The GHG and copollutant emissions benefits delivered by obligating the electricity sector and adding facility-specific caps are not associated with meaningful cost differences in wholesale and retail electricity prices. In some cases, the increase in renewable generation can lower average wholesale prices in the state. These cost findings assume the state can build new renewable generation as electricity demand increases. Our modeling assumes around 10 GW in additional (above 2030 BAU) wind and solar capacity associated with obligating the electricity sector, and about 300 MW in additional such capacity needed to meet demand with facility-specific caps in either obligation scenario.

Overall, the greatest emissions benefits in our analysis were observed in the case where the electricity sector was obligated, and facility specific caps were placed on power generators. We find that without electricity sector obligation, facility-specific caps are even more important for delivering PM2.5 emissions reductions.

5. Assumptions and Limitations

The following are important assumptions that may affect the interpretation of our results or comparisons with other analyses, including the state’s preliminary scenario analyses (NYSERDA & DEC 2024).

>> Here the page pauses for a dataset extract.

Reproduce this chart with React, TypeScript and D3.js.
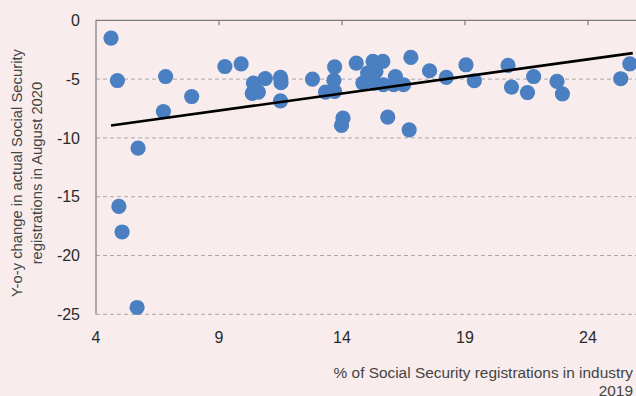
import React from "react";
import * as d3 from "d3";

const shareX = [4.61, 4.87, 4.93, 5.06, 5.67, 5.71, 6.83, 6.74, 7.89, 9.24, 9.9, 10.4, 10.35, 10.6, 10.88, 11.5, 11.52, 11.5, 12.8, 13.33, 13.7, 13.7, 13.67, 14.04, 13.98, 14.58, 14.85, 15.26, 15.66, 15.04, 15.38, 15.33, 15.68, 16.17, 16.1, 16.5, 15.86, 16.73, 16.8, 17.56, 18.24, 19.04, 19.38, 20.75, 20.89, 21.54, 21.79, 22.74, 22.96, 25.33, 25.7, 15.2];
const changeY = [-1.52, -5.12, -15.83, -18.0, -24.42, -10.87, -4.78, -7.76, -6.48, -3.93, -3.7, -5.34, -6.22, -6.1, -4.95, -4.85, -5.3, -6.85, -5.0, -6.1, -6.05, -3.95, -5.1, -8.32, -8.94, -3.64, -5.34, -3.5, -3.5, -4.49, -4.35, -5.34, -5.48, -4.78, -5.48, -5.48, -8.23, -9.31, -3.16, -4.29, -4.86, -3.78, -5.14, -3.84, -5.68, -6.14, -4.78, -5.2, -6.25, -4.97, -3.7, -4.9];
const trendX = [4.61, 25.82];
const trendY = [-8.95, -2.79];
const xTicks = [4, 9, 14, 19, 24];
const yTicks = [0, -5, -10, -15, -20, -25];

const W = 636, H = 396;
const x = d3.scaleLinear().domain([4, 26]).range([96, 637.2]);
const y = d3.scaleLinear().domain([-25, 0]).range([314.3, 20.3]);

export default function App() {
  const font = "'Liberation Sans', Arial, Helvetica, sans-serif";
  const line = d3.line<number>().x((d, i) => x(trendX[i])).y((d, i) => y(trendY[i]));
  return (
    <svg width={W} height={H} style={{ position: "absolute", left: 0, top: 0, background: "#f8ecec" }} fontFamily={font}>
      <rect x={0} y={0} width={W} height={H} fill="#f8ecec" />
      {yTicks.filter((t) => t !== 0).map((t) => (
        <line key={t} x1={x(4)} x2={W} y1={y(t)} y2={y(t)} stroke="#a9a9a9" strokeDasharray="4,3" strokeWidth={1} />
      ))}
      <line x1={x(4)} x2={W} y1={y(0)} y2={y(0)} stroke="#7d7d7d" strokeWidth={1.2} />
      <line x1={x(4)} x2={x(4)} y1={y(0)} y2={y(-25)} stroke="#7d7d7d" strokeWidth={1.2} />
      {xTicks.filter((t) => t !== 4).map((t) => (
        <line key={t} x1={x(t)} x2={x(t)} y1={y(0)} y2={y(0) + 5} stroke="#7d7d7d" strokeWidth={1.2} />
      ))}
      {yTicks.map((t) => (
        <text key={t} x={80} y={y(t)} dy="0.36em" textAnchor="end" fontSize={16} fill="#2a2a2a">{t}</text>
      ))}
      {xTicks.map((t) => (
        <text key={t} x={x(t)} y={337} dy="0.36em" textAnchor="middle" fontSize={16} fill="#2a2a2a">{t}</text>
      ))}
      {shareX.map((v, i) => (
        <circle key={i} cx={x(v)} cy={y(changeY[i])} r={7.6} fill="#4a7fc1" />
      ))}
      <path d={line(trendX) || ""} stroke="#000" strokeWidth={2.6} fill="none" />
      <text transform="translate(22,173) rotate(-90)" textAnchor="middle" fontSize={14.8} fill="#444">Y-o-y change in actual Social Security</text>
      <text transform="translate(42,173) rotate(-90)" textAnchor="middle" fontSize={14.8} fill="#444">registrations in August 2020</text>
      <text x={633} y={377.5} textAnchor="end" fontSize={15.4} fill="#444">% of Social Security registrations in industry</text>
      <text x={633} y={395.5} textAnchor="end" fontSize={15.4} fill="#444">2019</text>
    </svg>
  );
}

  1. RGGI. New York is assumed to be in RGGI in all cases. In the electricity-obligated scenarios, generators are credited for the RGGI price. RGGI is modeled as a price rather than a cap because we assume that RGGI prices will be at emissions containment reserve levels (the price floor).
  2. New generation builds. The state preliminary scenario analyses assumed constraints on new generation to reflect interconnection queues and permitting delays. They lifted these constraints in 2031. This assumption allowed them to observe differences between economic responses in the early and later years of the program. We model only one year, 2030, and do so without these constraints. This reflects an assumption that the state could realize a large expansion of renewables in the next six years (see Table 5). This result brings down costs and reduces leakage compared with the state’s 2030 results.
  3. Transmission growth. Existing and planned transmission capacity is included in our analysis. There is no endogenous transmission expansion in our modeling, and transmission capacity does not vary among cases.
  4. Carbon border adjustment. A carbon border adjustment is implemented as an in-state generation requirement that is equivalent to a uniform price on NYS imports equal to the CT&I allowance price.
  5. Other electricity market products. Our electricity sector model does not include a capacity market or ancillary service market. These markets pay generators for services other than directly delivering energy to meet demand and contribute to retail electricity prices. Increasing capacity costs or ancillary service costs could contribute to higher retail electricity prices in any policy case.
  6. Facility-specific caps in the industrial sector. The industrial sector is a contributor to stationary emissions and pollution (contributing to around 9 percent of New York GHG emissions in 2019). The stakeholders consulted in this process expressed interest in expanding the facility-specific caps to cover industrial emitters, but we lack the modeling capabilities to analyze this policy. Burtraw and Roy (2023) offer some analysis on the impact of facility-specific caps on power sector and industrial sector facilities in California.
  7. Emissions changes in other sectors. In an economy-wide CT&I program with unrestricted trading, emissions increases in one sector typically lead to emissions reductions in another. The exclusion of the electricity sector and removal of those emissions from the allowance budget could lead to increased allowance prices and emissions decreases in other sectors. We do not have a general equilibrium model and do not observe or quantify this effect. Our analysis aligns with an assumed price ceiling at our modeled carbon price, which most closely aligns with the price ceiling in Scenario C in the New York State preliminary scenario analyses.

Note: A previous version of this issue brief incorrectly listed the units of Figure 1, Figure 2, and Table 4.